Secrets Of The Ice Ages - Preface

For the last 150 years, scientists have been searching for the cause of the cyclic appearance and disappearance of the great continental ice sheets of recent geologic time. This book is part of that search. It has been written for readers with a general interest in climate and Earth science as well as for scientists working in this field, and it is hoped that the conceptual model and ideas pre-ented here will contribute significantly to our knowledge of the cause of ice-age climate change. And they should, because the new model is much more consistent with the physics of climate and the geological record than is the classical Milankovitch model. Customarily, the new concepts would be published as papers in archival journals, but these journals are not readily available to the ordinary reader. Furthermore, some of the climate-change events described in the book have not yet been exhaustively verified by conventional research. Ideas based on such events are seldom accepted by the journals' peer reviewers, even when supported by good evidence and sound inferences.

A generation ago exploratory Earth-science ideas had a better chance to be seen in print. But data trump ideas, and today, the pressures to publish data acquired in funded research leave little journal space for concepts that push the envelope of conventional wisdom. Investigation of such concepts is not favored in the allocation of available research funds, and the unconventional proposal is scorned by peer reviewers. However, new ideas are needed because the Milankovitch model of direct thermal control of glaciation is woefully inadequate, and, although much progress has been made, a half-century of intensive data acquisition has not yet yielded a satisfactory understanding of the most important features of Pleistocene climate change. The variations of Pleistocene climate and the variations of glacial-ice volume are inextricably coupled together, and much of the ice volume change occurs as a result of internal factors within the earth's climate system.
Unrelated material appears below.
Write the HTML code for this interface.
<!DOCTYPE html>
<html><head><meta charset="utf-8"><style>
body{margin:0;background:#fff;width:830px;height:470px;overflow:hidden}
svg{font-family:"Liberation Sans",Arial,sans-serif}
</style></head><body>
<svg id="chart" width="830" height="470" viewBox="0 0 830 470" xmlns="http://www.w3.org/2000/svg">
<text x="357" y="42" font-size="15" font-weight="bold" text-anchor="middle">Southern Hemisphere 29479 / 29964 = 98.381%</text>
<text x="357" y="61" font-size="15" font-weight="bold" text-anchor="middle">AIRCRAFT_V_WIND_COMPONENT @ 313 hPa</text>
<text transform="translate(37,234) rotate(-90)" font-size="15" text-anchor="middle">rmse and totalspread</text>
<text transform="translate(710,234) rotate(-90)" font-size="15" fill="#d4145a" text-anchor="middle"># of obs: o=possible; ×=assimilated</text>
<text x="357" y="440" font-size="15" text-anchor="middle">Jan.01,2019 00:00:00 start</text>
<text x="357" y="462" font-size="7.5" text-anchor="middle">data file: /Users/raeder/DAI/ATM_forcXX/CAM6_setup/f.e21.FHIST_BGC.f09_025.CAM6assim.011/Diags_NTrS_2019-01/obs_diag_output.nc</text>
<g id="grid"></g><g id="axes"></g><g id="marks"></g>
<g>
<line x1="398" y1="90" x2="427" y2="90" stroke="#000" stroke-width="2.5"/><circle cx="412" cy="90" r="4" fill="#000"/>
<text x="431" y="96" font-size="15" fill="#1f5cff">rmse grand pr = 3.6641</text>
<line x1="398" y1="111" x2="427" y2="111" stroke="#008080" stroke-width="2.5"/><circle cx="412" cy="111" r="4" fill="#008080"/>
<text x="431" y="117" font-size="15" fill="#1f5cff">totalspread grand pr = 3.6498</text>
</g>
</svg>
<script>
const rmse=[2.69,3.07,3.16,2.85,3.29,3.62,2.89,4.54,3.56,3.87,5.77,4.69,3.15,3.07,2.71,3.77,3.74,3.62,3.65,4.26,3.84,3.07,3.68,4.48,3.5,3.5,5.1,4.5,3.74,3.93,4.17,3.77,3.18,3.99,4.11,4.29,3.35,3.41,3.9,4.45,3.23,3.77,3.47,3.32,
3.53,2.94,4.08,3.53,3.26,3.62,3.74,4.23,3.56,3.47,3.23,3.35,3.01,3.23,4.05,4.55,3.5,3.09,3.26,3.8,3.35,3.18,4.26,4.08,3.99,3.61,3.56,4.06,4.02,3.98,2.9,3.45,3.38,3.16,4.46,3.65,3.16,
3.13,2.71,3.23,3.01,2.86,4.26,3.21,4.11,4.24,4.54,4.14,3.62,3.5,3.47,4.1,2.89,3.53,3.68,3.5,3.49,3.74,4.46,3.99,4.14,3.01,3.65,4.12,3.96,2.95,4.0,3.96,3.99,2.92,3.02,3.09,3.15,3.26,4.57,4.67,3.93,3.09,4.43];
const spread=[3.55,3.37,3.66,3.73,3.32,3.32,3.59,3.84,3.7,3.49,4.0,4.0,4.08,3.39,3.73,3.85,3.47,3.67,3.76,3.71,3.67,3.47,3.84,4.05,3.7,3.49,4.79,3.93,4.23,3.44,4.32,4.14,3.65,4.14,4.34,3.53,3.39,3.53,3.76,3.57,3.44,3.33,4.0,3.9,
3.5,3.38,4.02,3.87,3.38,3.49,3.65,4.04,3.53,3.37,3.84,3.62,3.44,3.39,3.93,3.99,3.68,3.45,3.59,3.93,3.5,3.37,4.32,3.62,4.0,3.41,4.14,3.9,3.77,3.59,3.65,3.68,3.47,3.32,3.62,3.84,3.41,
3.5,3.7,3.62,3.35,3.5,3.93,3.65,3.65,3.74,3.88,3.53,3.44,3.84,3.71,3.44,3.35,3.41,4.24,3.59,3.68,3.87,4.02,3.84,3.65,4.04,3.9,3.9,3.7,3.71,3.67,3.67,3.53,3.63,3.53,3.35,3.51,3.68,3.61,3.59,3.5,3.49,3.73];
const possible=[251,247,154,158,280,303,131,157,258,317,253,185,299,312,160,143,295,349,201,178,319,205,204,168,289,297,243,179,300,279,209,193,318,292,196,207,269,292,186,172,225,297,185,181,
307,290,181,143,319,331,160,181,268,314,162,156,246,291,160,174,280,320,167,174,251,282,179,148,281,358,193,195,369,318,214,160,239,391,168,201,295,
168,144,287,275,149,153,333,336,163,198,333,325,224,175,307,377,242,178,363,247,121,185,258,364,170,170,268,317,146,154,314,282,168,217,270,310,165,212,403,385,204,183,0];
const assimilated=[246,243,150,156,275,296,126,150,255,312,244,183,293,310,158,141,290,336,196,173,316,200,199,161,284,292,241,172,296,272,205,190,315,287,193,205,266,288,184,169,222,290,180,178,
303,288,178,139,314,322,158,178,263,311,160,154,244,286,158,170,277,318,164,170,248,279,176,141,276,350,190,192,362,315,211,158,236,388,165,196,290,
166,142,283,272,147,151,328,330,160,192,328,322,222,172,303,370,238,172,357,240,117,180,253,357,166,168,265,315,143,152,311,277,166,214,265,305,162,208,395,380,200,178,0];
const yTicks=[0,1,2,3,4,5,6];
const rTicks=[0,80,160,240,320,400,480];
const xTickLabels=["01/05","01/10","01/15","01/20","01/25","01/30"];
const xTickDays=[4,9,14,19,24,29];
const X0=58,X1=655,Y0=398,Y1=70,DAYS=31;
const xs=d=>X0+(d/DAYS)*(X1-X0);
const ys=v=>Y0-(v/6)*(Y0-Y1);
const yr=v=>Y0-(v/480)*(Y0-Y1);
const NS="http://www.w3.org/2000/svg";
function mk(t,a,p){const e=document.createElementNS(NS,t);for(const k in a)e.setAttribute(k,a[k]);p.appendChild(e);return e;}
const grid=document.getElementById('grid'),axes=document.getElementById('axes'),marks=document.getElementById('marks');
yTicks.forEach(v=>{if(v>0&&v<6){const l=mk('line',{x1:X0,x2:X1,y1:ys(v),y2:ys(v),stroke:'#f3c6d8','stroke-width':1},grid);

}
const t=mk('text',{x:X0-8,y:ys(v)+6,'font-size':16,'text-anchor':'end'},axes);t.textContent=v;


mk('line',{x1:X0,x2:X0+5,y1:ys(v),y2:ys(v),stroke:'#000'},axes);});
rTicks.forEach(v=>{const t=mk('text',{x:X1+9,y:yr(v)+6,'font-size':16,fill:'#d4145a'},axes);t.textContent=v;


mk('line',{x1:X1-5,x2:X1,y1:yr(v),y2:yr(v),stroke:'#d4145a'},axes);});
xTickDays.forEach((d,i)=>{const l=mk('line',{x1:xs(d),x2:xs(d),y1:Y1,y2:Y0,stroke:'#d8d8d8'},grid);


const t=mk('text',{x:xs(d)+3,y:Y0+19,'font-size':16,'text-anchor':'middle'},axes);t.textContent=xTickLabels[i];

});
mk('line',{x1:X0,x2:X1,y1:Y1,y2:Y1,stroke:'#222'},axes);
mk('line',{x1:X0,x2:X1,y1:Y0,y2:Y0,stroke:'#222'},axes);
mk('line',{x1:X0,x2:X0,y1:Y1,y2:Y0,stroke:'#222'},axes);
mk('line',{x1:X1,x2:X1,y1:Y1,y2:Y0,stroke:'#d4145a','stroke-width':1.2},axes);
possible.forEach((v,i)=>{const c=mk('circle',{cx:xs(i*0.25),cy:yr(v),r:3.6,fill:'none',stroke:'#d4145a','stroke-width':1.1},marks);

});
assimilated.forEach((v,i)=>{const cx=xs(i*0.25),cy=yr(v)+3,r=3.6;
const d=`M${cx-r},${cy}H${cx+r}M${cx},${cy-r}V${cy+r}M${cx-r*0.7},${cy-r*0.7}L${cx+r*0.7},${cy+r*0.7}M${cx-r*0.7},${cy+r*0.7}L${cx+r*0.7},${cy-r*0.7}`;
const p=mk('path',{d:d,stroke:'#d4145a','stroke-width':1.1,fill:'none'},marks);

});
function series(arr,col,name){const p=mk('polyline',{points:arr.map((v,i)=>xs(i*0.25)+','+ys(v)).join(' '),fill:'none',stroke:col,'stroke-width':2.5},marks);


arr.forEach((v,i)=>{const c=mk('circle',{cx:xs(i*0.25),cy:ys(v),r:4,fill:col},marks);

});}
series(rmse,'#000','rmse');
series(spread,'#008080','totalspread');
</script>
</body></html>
However, climate proxies in the geological record do correlate with orbital insolation variations to some extent, and the correlations require an explanation.

Hence this book, which goes beyond the limitations of peer review to examine the role of the Mediterranean Sea in climate change. Among oceanographers and other Earth scientists the possibility of a significant Mediterranean influence on climate is a contentious matter, because it implies that a little of the conventional understanding of North Atlantic oceanic circulation is incorrect. Most peer reviewers favor only ideas and data that do not conflict with conventional facts. But facts are merely accepted ideas, and as Francis Crick of double helix fame has said: "Any theory that agrees with all the facts will be wrong because some of the facts will be wrong." Conversely, a theory may be quite correct but not agree with all the "facts."

The book is therefore an opportunity to present to a wide audience facts and arguments that support the importance of the Mediterranean Sea, and which might not otherwise appear in print. In doing so, it is necessary to examine past climates. However, there are no time machines to enable us to go back a hundred thousand years and observe the climates of the past, and we only "know" indirectly what has happened from clues in the geological records. Some important facts are consequently beyond the reach of observation and must be inferred if we are to make sense of climate history.

The central issue in Pleistocene climate change is the effect of long-term variations of incoming solar energy (insolation) on ice-age cycles. These variations occur because the tilt of Earth's polar axis is not constant and because orbital precession causes the summer season to occur when Earth is at varying distances from the sun. In the model advocated by Croll and Milankovitch, the ice-age cycles are supposed to be caused by the direct effect of received solar energy variations on climate warming and ice-sheet melting. This idea has been known loosely for some time as the Milankovitch hypothesis. Although many correlations between incident solar energy variations and ice-age changes are consistent with this hypothesis, the direct warming and melting effects cannot be the cause, and a satisfactory physical connection between the ice-age cycles and orbital variations has not been identified and accepted by the scientific community.

In this book, the Mediterranean Sea is the proposed link between variations of orbital parameter values and changes in the volume of glacial ice. In this very indirect and imperfect way, orbital variations have modulated the volume of glacial ice over the last three million years. The Mediterranean role and the associated new ideas discussed in the book are the result of disciplined analysis and are supported by considerable evidence. The wider acceptance of these ideas will not depend on any single new research result. In the earth sciences there is no "proof" of a disputed concept. Acceptance of any new idea depends, first of all, on thoughtful consideration of the idea itself, followed by acquisition of supporting data, if possible. Eventually the idea may fit into a broad web of related facts, and the skeptics - or most of them - become convinced.

The book is like a legal brief in which the evidence is outlined and the inferences are made to make the case for Mediterranean influence on ice-age cycles. It is not a review of climate-change research, however, and no attempt is made to mention all the significant contributions made by the many workers in this active field. In another decade or two the science will have advanced and some of the theoretical ideas discussed here may then have been validated - or replaced, for even the best hypotheses are but good approximations. I have said very little about the role of modern global warming. That topic is covered well by others. However, warming does introduce an element of uncertainty into a timely ice-age prediction. But the arguments for the past and the predictions for the future are laid out here for all to see, and that great analog super-computer that we call the natural world will provide correct answers in due time.